Gamification Mechanic Monday: Meaningful choices
A few days ago I was reviewing a gamification project in the learning and development field, the had opted to create a number of branched scenarios, where choice determined the path the learner goes on. With one of my favourite games being ’80 days’ where you explore the world with your companion, each choice made impacts what happens next in the game. So generally speaking I am all in favour and would encourage branched scenarios but with meaningful choices, that have an impact on the remainder of the journey. The key words here are meaningful and impact.

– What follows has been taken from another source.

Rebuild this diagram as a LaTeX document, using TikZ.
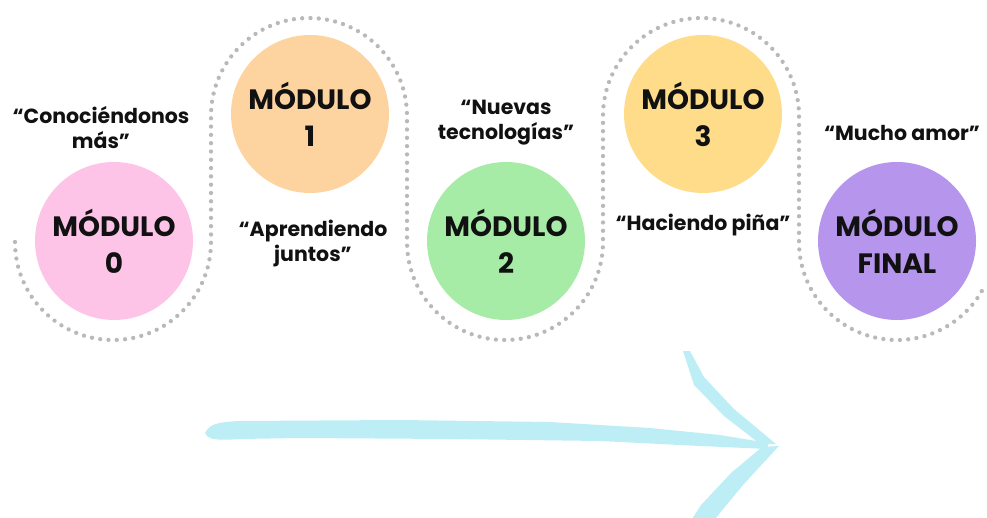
\documentclass[tikz,border=0pt]{standalone}
\usepackage{fontspec}
\setmainfont{Poppins}
\definecolor{cpink}{RGB}{253,196,232}
\definecolor{cpeach}{RGB}{253,211,160}
\definecolor{cgreen}{RGB}{166,236,166}
\definecolor{cyellow}{RGB}{254,220,138}
\definecolor{cpurple}{RGB}{182,149,237}
\definecolor{carrow}{RGB}{190,238,245}
\definecolor{cdots}{RGB}{185,185,185}
\definecolor{ctext}{RGB}{17,17,17}
\begin{document}
\begin{tikzpicture}[x=1pt,y=1pt,
  modnode/.style={circle,minimum size=158pt,inner sep=0pt,align=center,text=ctext,
    font=\fontsize{28}{37}\selectfont\bfseries},
  lab/.style={align=center,text=ctext,inner sep=0pt,font=\fontsize{20.5}{25}\selectfont\bfseries},
  dotline/.style={draw=cdots,line width=4.3pt,line cap=round,dash pattern=on 0pt off 8.3pt}]
\useasboundingbox (0,0) rectangle (987,517);
% dotted serpentine
\draw[dotline] (15,275) arc[start angle=180,end angle=360,radius=98]
  -- (211,401) arc[start angle=180,end angle=0,radius=98]
  -- (407,275) arc[start angle=180,end angle=360,radius=98]
  -- (603,401) arc[start angle=180,end angle=0,radius=98]
  -- (799,275) arc[start angle=180,end angle=331,radius=98];
% modules
\node[modnode,fill=cpink] (m0) at (114,276) {MÓDULO\\0};
\node[modnode,fill=cpeach] (m1) at (310,403) {MÓDULO\\1};
\node[modnode,fill=cgreen] (m2) at (506,276) {MÓDULO\\2};
\node[modnode,fill=cyellow] (m3) at (703,403) {MÓDULO\\3};
\node[modnode,fill=cpurple] (m4) at (897,276) {MÓDULO\\FINAL};
% labels
\node[lab] (l0) at (101,389) {“Conociéndonos\\más”};
\node[lab] (l1) at (313,273) {“Aprendiendo\\juntos”};
\node[lab] (l2) at (506,394) {“Nuevas\\tecnologías”};
\node[lab] (l3) at (703,292) {“Haciendo piña”};
\node[lab] (l4) at (902,384) {“Mucho amor”};
% brush arrow
\fill[carrow] (205,84) .. controls (209,92) and (215,95) .. (240,96)
  -- (400,97) -- (550,95) -- (650,89) -- (720,82) -- (768,74)
  -- (768,68) -- (700,71) -- (600,76) -- (450,78) -- (300,79) -- (240,78)
  .. controls (215,76) and (207,78) .. (205,84) -- cycle;
\fill[carrow] (683,166) -- (690,166) -- (704,140) -- (734,108) -- (776,73)
  -- (760,73) -- (724,101) -- (694,132) -- cycle;
\fill[carrow] (779,71) -- (743,32) -- (715,-2) -- (692,-2) -- (701,12)
  -- (731,44) -- (762,70) -- cycle;
\end{tikzpicture}
\end{document}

In a lot of gamified systems I see the player having a choice of avatar, which can be meaningful in some scenario’s but it is rarely going to impact how you interact in a business related system. Offering a colour choice to start a course, where the colour chosen sends you down a learning track is not really a meaningful choice in my view.
I ran a course for a media company on handling difficult scenarios such as major environmental incidents, fraud, unexpected disaster, PR issues, etc. and how to prevent them. For each scenario there was no real best way out of it, but participants had to choose what was best for the company and how to handle it to minimise negative impact. Each scenario presented a minimum of 3 meaningful choices, all were potentially feasible and the impact varied on the perception of the organisation. The choices made then resulted in feedback on what impact this had.
When creating choices in your gamification, make them as meaningful and impactful as possible. If you are in doubt in how this works in practise, download the game 80 days and see if you and your companion can get around the world in 80 days or if like me, you end up in very unusual places and occasionally you even die in the arctic or the sahara or begging in an exotic backwater.
Where have you seen great examples of meaningful and impactful choices in gamification?